Jay C. Weber (weber@eit.COM)
Tue, 5 Apr 94 16:08:12 PDT


> From: montulli@stat1.cc.ukans.edu (Lou Montulli)
>
> > anchors, really; so the only alternative I see is something like
> > a FORM method=POSTMP.
> >
> There is already a way to define the encoding type. There is an
> attribute to the FORM tag called ENCTYPE that is supposed to
> specify the post content type. Right now the only valid option
> is "application/x-www-form-urlencoded" but we can easily add> mime/multipart.

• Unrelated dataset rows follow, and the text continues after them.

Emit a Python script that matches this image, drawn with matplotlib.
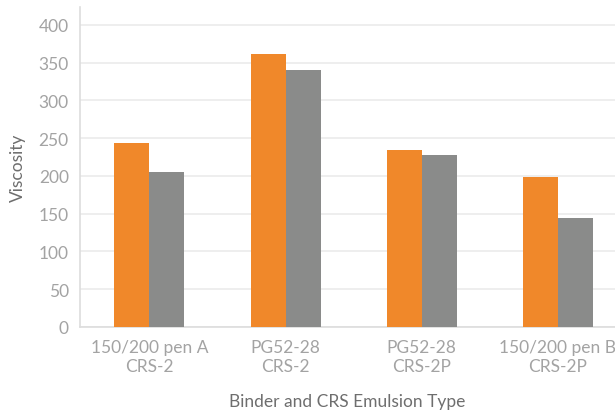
import numpy as np
import matplotlib.pyplot as plt

categories = ['150/200 pen A\nCRS-2', 'PG52-28\nCRS-2', 'PG52-28\nCRS-2P', '150/200 pen B\nCRS-2P']
series_orange = [244, 362, 234, 199]
series_gray = [205, 340, 228, 144]
y_ticks = [0, 50, 100, 150, 200, 250, 300, 350, 400]

plt.rcParams['font.family'] = ['Lato', 'DejaVu Sans']

fig = plt.figure(figsize=(6.15, 4.14), dpi=100)
ax = fig.add_axes([0.130, 0.208, 0.870, 0.773])

x = np.arange(len(categories))
w = 0.257
ax.bar(x - w / 2, series_orange, width=w, color='#F0882A', zorder=3)
ax.bar(x + w / 2, series_gray, width=w, color='#8A8B8A', zorder=3)

ax.set_xlim(-0.51, 3.42)
ax.set_ylim(0, 424)
ax.set_yticks(y_ticks)
ax.set_xticks(x)
ax.set_xticklabels(categories, multialignment='center')
ax.tick_params(axis='both', length=0, labelsize=12.5, labelcolor='#a3a3a3')
ax.tick_params(axis='y', pad=8)
ax.tick_params(axis='x', pad=9)
ax.grid(axis='y', color='#ebebeb', linewidth=1.2, zorder=0)

for s in ['top', 'right']:
    ax.spines[s].set_visible(False)
for s in ['left', 'bottom']:
    ax.spines[s].set_color('#dddddd')
    ax.spines[s].set_linewidth(1.2)

ax.set_ylabel('Viscosity', fontsize=12.5, color='#6e6e6e', labelpad=9)
ax.set_xlabel('Binder and CRS Emulsion Type', fontsize=12.5, color='#6e6e6e', labelpad=14)

fig.savefig('out.png', dpi=100)
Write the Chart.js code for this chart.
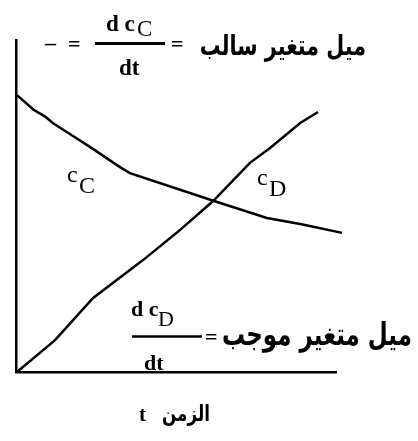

What farsighted tag designers we have! That's great we can just use
ENCTYPE.

> From: wmperry@indiana.edu (William M. Perry)
>
> How should multipart/www-form be defined?
> Content-types for each input area?

Here's an example along that line:

--foo

lastname
Weber
--foo

firstname
Jay
--foo--

The overhead for this kind of encoding for n text fields is

2 + (n+1)*(separator-size+3) # for separator lines
+ n # leading newlines
+ n # for post-fieldname newlines
+ 3 # miscellaneous bytes

so even though it sounds like overkill this is fairly low-overhead as
long as separators are short.

Note that I've put field names as the first line of the text/plain data;
instead we could use the content-id header, e.g.

--foo
Content-id: lastname

Weber
--foo
Content-id: firstname

Jay
--foo

so it adds n*12 bytes of overhead but works much better with more interesting
types than text/plain. (However, the MIME spec says that this are bogus
content-ids, which are supposed to me globally unique; I think that is silly
but I lost that battle some time ago.)

So do people think this overhead is too much, for simple text values?